0.2018 false negative rate, we expect it to be close to 20%
0.0533 false positive rate, we expect it to be close to 5%

And finally, I’ll plot the results of the simulated experiments:

fig = plt.figure()
ax = fig.add_subplot(111)

n, bins, p = ax.hist(mean_b - mean_a, np.linspace(-.04, .06, 88), color=[.8, .8, 1])
n, bins, p = ax.hist(mean_b_null - mean_a, bins, color=[1, .8, .8])

n, bins, p = ax.hist(mean_b[results==False] - mean_a[results==False], bins, color='b', alpha=.6)
n, bins, p = ax.hist(mean_b_null[results_null] - mean_a[results_null], bins, color='r', alpha=.6)

ax.text(-.02, 600, 'Null true', color='r')
ax.text(.03, 500, 'Minimum true effect size', color='b')

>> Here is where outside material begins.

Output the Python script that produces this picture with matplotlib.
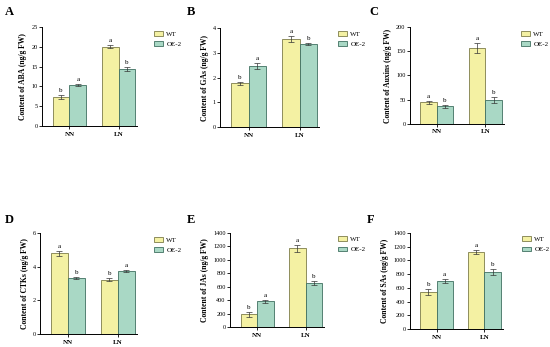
import matplotlib
matplotlib.use('Agg')
import matplotlib.pyplot as plt
import numpy as np

plt.rcParams['font.family'] = ['Liberation Serif', 'DejaVu Serif']

groups = ['NN', 'LN']
series = ['WT', 'OE-2']

# hormone values per panel: (WT NN, WT LN), (OE NN, OE LN)
aba_wt = [7.3, 20.0]
aba_oe = [10.4, 14.4]
aba_wt_err = [0.5, 0.4]
aba_oe_err = [0.2, 0.4]
aba_letters = [['b', 'a'], ['a', 'b']]

gas_wt = [1.76, 3.55]
gas_oe = [2.45, 3.35]
gas_wt_err = [0.08, 0.12]
gas_oe_err = [0.12, 0.05]
gas_letters = [['b', 'a'], ['a', 'b']]

aux_wt = [45, 157]
aux_oe = [36, 49]
aux_wt_err = [3, 10]
aux_oe_err = [4, 6]
aux_letters = [['a', 'a'], ['b', 'b']]

ctk_wt = [4.8, 3.22]
ctk_oe = [3.32, 3.75]
ctk_wt_err = [0.15, 0.08]
ctk_oe_err = [0.05, 0.05]
ctk_letters = [['a', 'b'], ['b', 'a']]

ja_wt = [190, 1170]
ja_oe = [380, 650]
ja_wt_err = [40, 50]
ja_oe_err = [25, 30]
ja_letters = [['b', 'a'], ['a', 'b']]

sa_wt = [540, 1120]
sa_oe = [700, 825]
sa_wt_err = [40, 35]
sa_oe_err = [25, 45]
sa_letters = [['b', 'a'], ['a', 'b']]

panels = [
    ('A', 'Content of ABA (ng/g FW)', aba_wt, aba_oe, aba_wt_err, aba_oe_err, aba_letters, 25, 5,
     [0.0764, 0.637, 0.173, 0.285], (9, 12), (151, 28)),
    ('B', 'Content of GAs (ng/g FW)', gas_wt, gas_oe, gas_wt_err, gas_oe_err, gas_letters, 4, 1,
     [0.400, 0.634, 0.180, 0.285], (191, 12), (335, 28)),
    ('C', 'Content of Auxins (ng/g FW)', aux_wt, aux_oe, aux_wt_err, aux_oe_err, aux_letters, 200, 50,
     [0.745, 0.643, 0.171, 0.279], (374, 12), (518, 28)),
    ('D', 'Content of CTKs (ng/g FW)', ctk_wt, ctk_oe, ctk_wt_err, ctk_oe_err, ctk_letters, 6, 2,
     [0.0727, 0.0375, 0.176, 0.291], (9, 220), (151, 234)),
    ('E', 'Content of JAs (ng/g FW)', ja_wt, ja_oe, ja_wt_err, ja_oe_err, ja_letters, 1400, 200,
     [0.418, 0.0576, 0.171, 0.271], (191, 220), (335, 233)),
    ('F', 'Content of SAs (ng/g FW)', sa_wt, sa_oe, sa_wt_err, sa_oe_err, sa_letters, 1400, 200,
     [0.745, 0.0519, 0.169, 0.277], (371, 220), (519, 233)),
]

W, H = 550, 347
fig = plt.figure(figsize=(5.5, 3.47), dpi=100)

x = np.arange(len(groups))
w = 0.34
colors = ['#f4f1a3', '#a9d8c5']
edges = ['#7d7d4a', '#3f6f60']

for label, ylab, wt, oe, wt_e, oe_e, letters, ymax, step, pos, lpos, legpos in panels:
    ax = fig.add_axes(pos)
    handles = []
    for i, (vals, errs) in enumerate([(wt, wt_e), (oe, oe_e)]):
        xs = x + (i - 0.5) * w
        b = ax.bar(xs, vals, w, color=colors[i], edgecolor=edges[i], linewidth=0.6,
                   yerr=errs, capsize=2, error_kw=dict(elinewidth=0.5, capthick=0.5, ecolor='#333333'),
                   label=series[i])
        handles.append(b)
        for xx, v, e, t in zip(xs, vals, errs, letters[i]):
            ax.text(xx, v + e + ymax * 0.02, t, ha='center', va='bottom', fontsize=5)
    ax.set_xlim(-0.56, 1.38)
    ax.set_ylim(0, ymax)
    ax.set_yticks(np.arange(0, ymax + step / 2, step))
    ax.set_xticks(x)
    ax.set_xticklabels(groups, fontsize=5, fontweight='bold')
    ax.tick_params(axis='y', labelsize=4.5, length=2, width=0.6, pad=1)
    ax.tick_params(axis='x', length=2, width=0.6, pad=2)
    for s in ['top', 'right']:
        ax.spines[s].set_visible(False)
    for s in ['left', 'bottom']:
        ax.spines[s].set_linewidth(0.7)
    ax.set_ylabel(ylab, fontsize=5.5, fontweight='bold', labelpad=3)
    fig.text(lpos[0] / W, 1 - lpos[1] / H, label, fontsize=9, fontweight='bold', ha='center', va='center')
    ax.legend(handles=handles, loc='upper left', bbox_to_anchor=(legpos[0] / W, 1 - legpos[1] / H),
              bbox_transform=fig.transFigure, frameon=False, fontsize=5,
              handlelength=1.2, handleheight=0.7, labelspacing=0.6, borderpad=0, handletextpad=0.5)

fig.savefig('out.png', dpi=100)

ax.text(.016, 300, str(round(false_negative_rate*100))+"% false negatives", color='b')
ax.text(.016, 100, str(round(false_positive_rate*100))+"% false positives", color='r')
<matplotlib.text.Text at 0x7ff4596dee50>

png

We can see that we achieve exactly the false positive and false negative rates we set out for in the two different simuluated experiments.